As Curiosity patrols Mars looking for traces of life, it carries a German radiation gauge to measure the rays future astronauts will have to contend with on the planet. And it's not sending back good news for humans.
When Curiosity gently landed on Mars in August 2012, it set off a wild party in the NASA control room in Pasadena, California. NASA experts were cheering and screaming out of excitement – and relief - that the risky landing maneuver was successful. First, parachutes had decelerated the landing unit in the thin Mars atmosphere; then the rover was cautiously lowered down with help of a rocket-powered platform.
Since then, Curiosity has been working as scheduled. The rover dutifully rolls over the surface of Mars, its sensors analyzing rock samples, measuring the atmosphere and monitoring the weather on Mars - always looking for traces of water or proof of its possible pre-existence on our planetary neighbor.
In Germany there were celebrations during the successful landing as well. Physicists at the University of Kiel had nervously followed the maneuver. After all, they had built one of the sensors on board the Curiosity - a radiation detector, a sort of Geiger counter. “There are many different kinds of nuclear radiation on Mars,” said Hans Köhler, one of the physicists at Kiel. “Our detector has the task of measuring as much nuclear radiation as possible in order to measure the danger this radiation has for humans or for possible life on Mars.”
Small and light like a can of soda
Köhler opens a suitcase in his office and takes out a metal cylinder hardly bigger than a can of soda. It is an identically constructed twin of the radiation sensor installed in the Mars rover. The researchers had to build it as lightly and small as possible - every extra gram transported to Mars would have made the 2.5 billion dollar mission even more expensive. Another challenge: the detector is supposed to use as little electricity as possible, because electricity on board the Curiosity is scarce.
Essentially, the sensor made in Kiel measures cosmic radiation, which is ubiquitous in space. It can detect nuclear particles dashing through space almost at the speed of light, and even X-ray flashes. The can-shaped sensor also detects solar flares – sporadic but immense eruptions from the sun - spewing enormous amounts of matter into space. The measured data is downloaded onto the rover and then sent to Earth via satellite.
Measuring radiation doses
Köhler and his colleagues had already activated their sensor before it landed on Mars, so it was already collecting data during the nearly nine-month-long flight from Earth to Mars. “This way we were able to estimate how much radiation an astronaut is exposed to during a flight to Mars,” Köhler said.

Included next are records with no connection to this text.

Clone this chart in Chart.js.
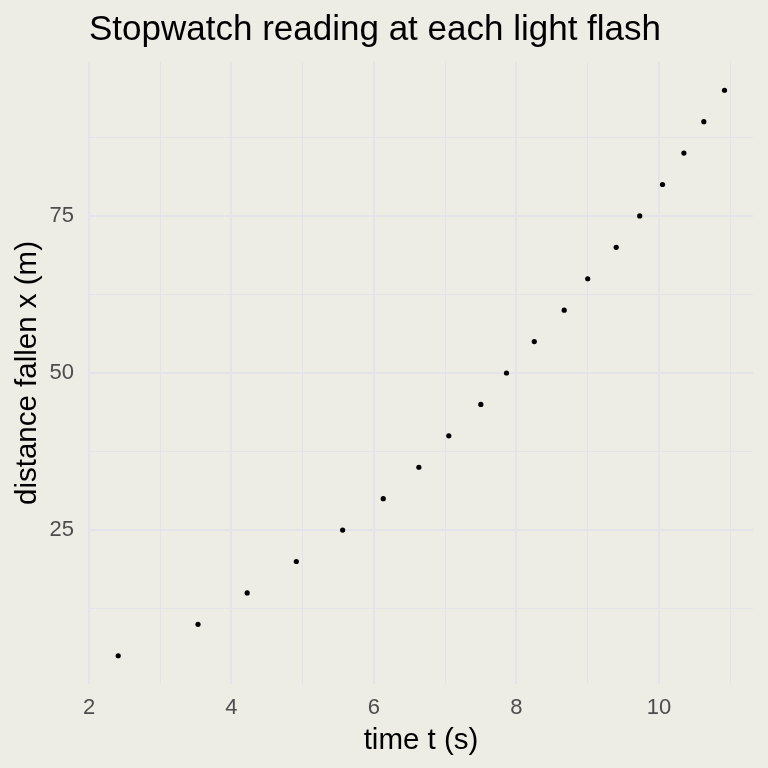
<!DOCTYPE html>
<html>
<head>
<meta charset="utf-8">
<script src="https://cdn.jsdelivr.net/npm/chart.js@4"></script>
<style>
  html, body { margin: 0; padding: 0; background: #EDEDE6; }
  #wrap { width: 768px; height: 768px; }
</style>
</head>
<body>
<div id="wrap"><canvas id="flashChart" width="768" height="768"></canvas></div>
<script>
// Readings taken off the plot: time on the stopwatch vs distance fallen
const timeSeconds = [2.41, 3.53, 4.22, 4.91, 5.56, 6.13, 6.63, 7.05, 7.50, 7.86,
                     8.25, 8.67, 9.00, 9.40, 9.73, 10.05, 10.35, 10.63, 10.92];
const distanceMeters = [5, 10, 15, 20, 25, 30, 35, 40, 45, 50,
                        55, 60, 65, 70, 75, 80, 85, 90, 95];

// grid / tick labels
const xGridValues = [2, 3, 4, 5, 6, 7, 8, 9, 10, 11];
const xTickLabels = [2, 4, 6, 8, 10];
const yGridValues = [12.5, 25, 37.5, 50, 62.5, 75, 87.5];
const yTickLabels = [25, 50, 75];

const gridColour = '#E3E3EA';
const fontName = '"Liberation Sans", Arial, Helvetica, sans-serif';

const points = timeSeconds.map((t, i) => ({ x: t, y: distanceMeters[i] }));

new Chart(document.getElementById('flashChart').getContext('2d'), {
    type: 'scatter',
    data: {
        datasets: [{
            data: points,
            backgroundColor: '#000000',
            borderWidth: 0,
            pointRadius: 2.6,
            pointHoverRadius: 2.6
        }]
    },
    options: {
        responsive: false,
        animation: false,
        layout: { padding: { top: 0, right: 15, bottom: 0, left: 0 } },
        plugins: {
            legend: { display: false },
            tooltip: { enabled: false },
            title: {
                display: true,
                text: 'Stopwatch reading at each light flash',
                align: 'start',
                fullSize: false,
                color: '#000000',
                font: { family: fontName, size: 35, weight: 'normal', lineHeight: 1.2 },
                padding: { top: 9, bottom: 11 }
            }
        },
        scales: {
            x: {
                type: 'linear',
                min: 2.0,
                max: 11.32,
                afterBuildTicks: scale => { scale.ticks = xGridValues.map(v => ({ value: v })); },
                afterFit: scale => { scale.height = 84; },
                border: { display: false },
                grid: {
                    color: gridColour,
                    drawTicks: false,
                    lineWidth: ctx => (ctx.tick && ctx.tick.value % 2 === 0 ? 2 : 1)
                },
                ticks: {
                    autoSkip: false,
                    maxRotation: 0,
                    padding: 11,
                    color: '#4D4D4D',
                    font: { family: fontName, size: 22 },
                    callback: v => (xTickLabels.includes(v) ? String(v) : '')
                },
                title: {
                    display: true,
                    text: 'time t (s)',
                    color: '#000000',
                    font: { family: fontName, size: 29.5 },
                    padding: { top: 11, bottom: 9 }
                }
            },
            y: {
                type: 'linear',
                min: 0.5,
                max: 99.5,
                afterBuildTicks: scale => { scale.ticks = yGridValues.map(v => ({ value: v })); },
                afterFit: scale => { scale.width = 89; },
                border: { display: false },
                grid: {
                    color: gridColour,
                    drawTicks: false,
                    lineWidth: ctx => (ctx.tick && yTickLabels.includes(ctx.tick.value) ? 2 : 1)
                },
                ticks: {
                    autoSkip: false,
                    padding: 15,
                    color: '#4D4D4D',
                    font: { family: fontName, size: 22 },
                    callback: v => (yTickLabels.includes(v) ? String(v) : '')
                },
                title: {
                    display: true,
                    text: 'distance fallen x (m)',
                    color: '#000000',
                    font: { family: fontName, size: 29.5 },
                    padding: { top: 10, bottom: 0 }
                }
            }
        }
    }
});
</script>
</body>
</html>
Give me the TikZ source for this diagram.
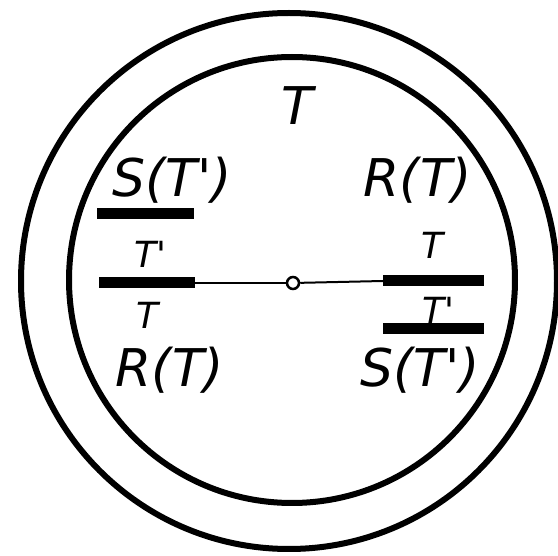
\documentclass[tikz,border=0pt]{standalone}
\usepackage{fontspec}
\setmainfont{DejaVu Sans}
\newcommand{\pr}{\textquotesingle}
\begin{document}
\begin{tikzpicture}[x=1pt,y=-1pt,
  lbl/.style={font=\itshape\fontsize{52}{52}\selectfont, inner sep=0pt},
  sm/.style={font=\itshape\fontsize{36}{36}\selectfont, inner sep=0pt},
  ring/.style={line width=6pt},
  bar/.style={line width=11pt},
  thinline/.style={line width=2pt}]
\useasboundingbox (0,0) rectangle (558,556);
% rings
\draw[ring] (289,281) circle (268pt);
\draw[ring] (292,280) circle (223pt);
% bars
\coordinate (lb1) at (99,283);
\coordinate (lb2) at (195,283);
\coordinate (rb1) at (383,281);
\coordinate (rb2) at (484,281);
\coordinate (ub1) at (97,214);
\coordinate (ub2) at (194,214);
\coordinate (db1) at (383,329);
\coordinate (db2) at (484,329);
\node[circle, draw, line width=2.5pt, fill=white, minimum size=12pt, inner sep=0pt] (c) at (293,283) {};
\draw[thinline] (lb2) -- (c);
\draw[thinline] (c) -- (rb1);
\draw[bar] (lb1) -- (lb2);
\draw[bar] (rb1) -- (rb2);
\draw[bar] (ub1) -- (ub2);
\draw[bar] (db1) -- (db2);
% labels
\node[lbl] (t) at (297,106) {T};
\node[lbl] (slu) at (172,180) {S(T\pr)};
\node[lbl] (rru) at (418,180) {R(T)};
\node[lbl] (rld) at (170,370) {R(T)};
\node[lbl] (srd) at (420,370) {S(T\pr)};
\node[sm] (tl1) at (150,254) {T\pr};
\node[sm] (tl2) at (147,315) {T};
\node[sm] (tr1) at (432,245) {T};
\node[sm] (tr2) at (438,310) {T\pr};
\end{tikzpicture}
\end{document}
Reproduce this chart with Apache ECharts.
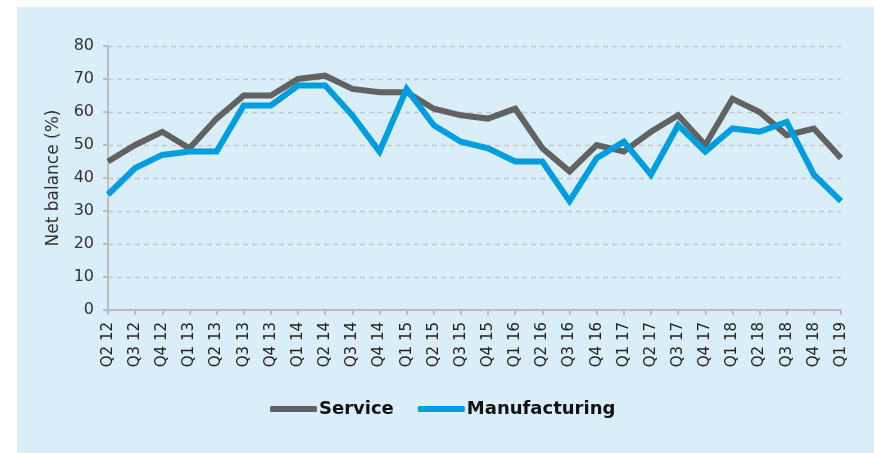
<!DOCTYPE html>
<html>
<head>
<meta charset="utf-8">
<script src="https://cdn.jsdelivr.net/npm/echarts@6/dist/echarts.min.js"></script>
<style>
html,body{margin:0;padding:0;background:#fff;}
#c{width:874px;height:453px;}
</style>
</head>
<body>
<div id="c"></div>
<script>
var categories = ['Q2 12','Q3 12','Q4 12','Q1 13','Q2 13','Q3 13','Q4 13','Q1 14','Q2 14','Q3 14','Q4 14','Q1 15','Q2 15','Q3 15','Q4 15','Q1 16','Q2 16','Q3 16','Q4 16','Q1 17','Q2 17','Q3 17','Q4 17','Q1 18','Q2 18','Q3 18','Q4 18','Q1 19'];
var service = [45,50,54,49,58,65,65,70,71,67,66,66,61,59,58,61,49,42,50,48,54,59,50,64,60,53,55,46];
var manufacturing = [35,43,47,48,48,62,62,68,68,59,48,67,56,51,49,45,45,33,46,51,41,56,48,55,54,57,41,33];
var yTicks = [0,10,20,30,40,50,60,70,80];

var chart = echarts.init(document.getElementById('c'), null, {renderer:'canvas'});
var font = 'DejaVu Sans';
chart.setOption({
  animation:false,
  backgroundColor:'#ffffff',
  graphic:[{type:'rect', z:-10, shape:{x:17,y:7,width:900,height:500}, style:{fill:'#d9eef9'}}],
  grid:{left:108,right:33,top:46,bottom:143},
  legend:{
    show:true, orient:'horizontal',
    left:265, top:395, width:520,
    icon:'roundRect',
    itemWidth:47, itemHeight:6, itemGap:24,
    textStyle:{fontFamily:font, fontWeight:'bold', fontSize:18, color:'#111', padding:[0,0,0,-3]},
    data:['Service','Manufacturing']
  },
  xAxis:{
    type:'category', boundaryGap:false, data:categories,
    axisLine:{lineStyle:{color:'#bdbdbd', width:2}},
    axisTick:{show:true, length:5, alignWithLabel:true, lineStyle:{color:'#bdbdbd', width:2}},
    axisLabel:{rotate:90, interval:0, margin:12, fontFamily:font, fontSize:15, color:'#222'},
    splitLine:{show:false}
  },
  yAxis:{
    type:'value', min:yTicks[0], max:yTicks[yTicks.length-1], interval:10,
    name:'Net balance (%)', nameLocation:'middle', nameGap:46, nameRotate:90,
    nameTextStyle:{fontFamily:font, fontSize:17, color:'#333'},
    axisLine:{show:true, lineStyle:{color:'#bdbdbd', width:2}},
    axisTick:{show:true, length:5, lineStyle:{color:'#bdbdbd', width:2}},
    axisLabel:{margin:14, fontFamily:font, fontSize:16, color:'#333'},
    splitLine:{show:true, lineStyle:{color:'#c6c6c6', type:[5,4], width:1.3}}
  },
  series:[
    {name:'Service', type:'line', data:service, symbol:'none', smooth:false,
     lineStyle:{color:'#626262', width:6, join:'miter'}, itemStyle:{color:'#626262'}},
    {name:'Manufacturing', type:'line', data:manufacturing, symbol:'none', smooth:false,
     lineStyle:{color:'#009ee0', width:6, join:'miter'}, itemStyle:{color:'#009ee0'}}
  ]
});
</script>
</body>
</html>
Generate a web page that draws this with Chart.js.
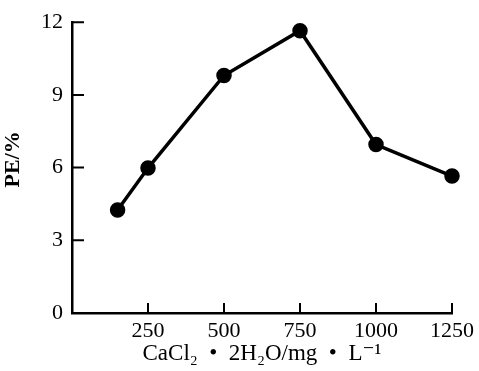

NASA wants to send humans to the red planet around the year 2030. According to measurements by the Kiel scientists, astronauts would have to deal with radiation doses of 1.8 millisievert per day. This is almost as much radiation as an average citizen on Earth receives in one year. For a Mars astronaut, it would also be more than the current limit allows. An astronaut would already be exposed to a career's worth of radiation on the outward flight alone. So when it comes to radiation limits, a flight back to Earth would not be possible anymore.
So what are the consequences? A manned spaceship will need more protection than an unmanned one like Curiosity. For instance. thicker walls would better shield humans from radiation and a shorter air route could be chosen, which would cut the travel time in half (four months) but would also be much pricier because more fuel would be needed.
However, the final destination presents astronauts with dangers as well. This is something the physicists in Kiel can estimate pretty well, as the Mars rover Curiosity has already measured the radiation burden on the surface of the planet for one year. The result: “The radiation on Mars is approximately half as much as in space,” according to Köhler. “But this is still considerably higher than here on Earth.”
Life on Mars in the shadow of mountains?
The reason is that Mars has neither a magnetic field nor a dense atmosphere. Therefore cosmic radiation can rain down on the surface of the planet virtually unimpeded. That is bad news for humans on a long mission without a well-built Mars station. But there could be one trick. “It would be possible to establish a Mars station close to a mountain side,” said Köhler. “The mountain side would distinctly shadow radiation from space.” Another possibility would be to establish a station deep inside the Martian soil. Admittedly, residents would need to make due without windows but at least they would be safe from radiation.
Curiosity is supposed to patrol Mars and monitor its surface for at least another year. Köhler and his colleagues hope this means their sensor will continue collecting important data as well.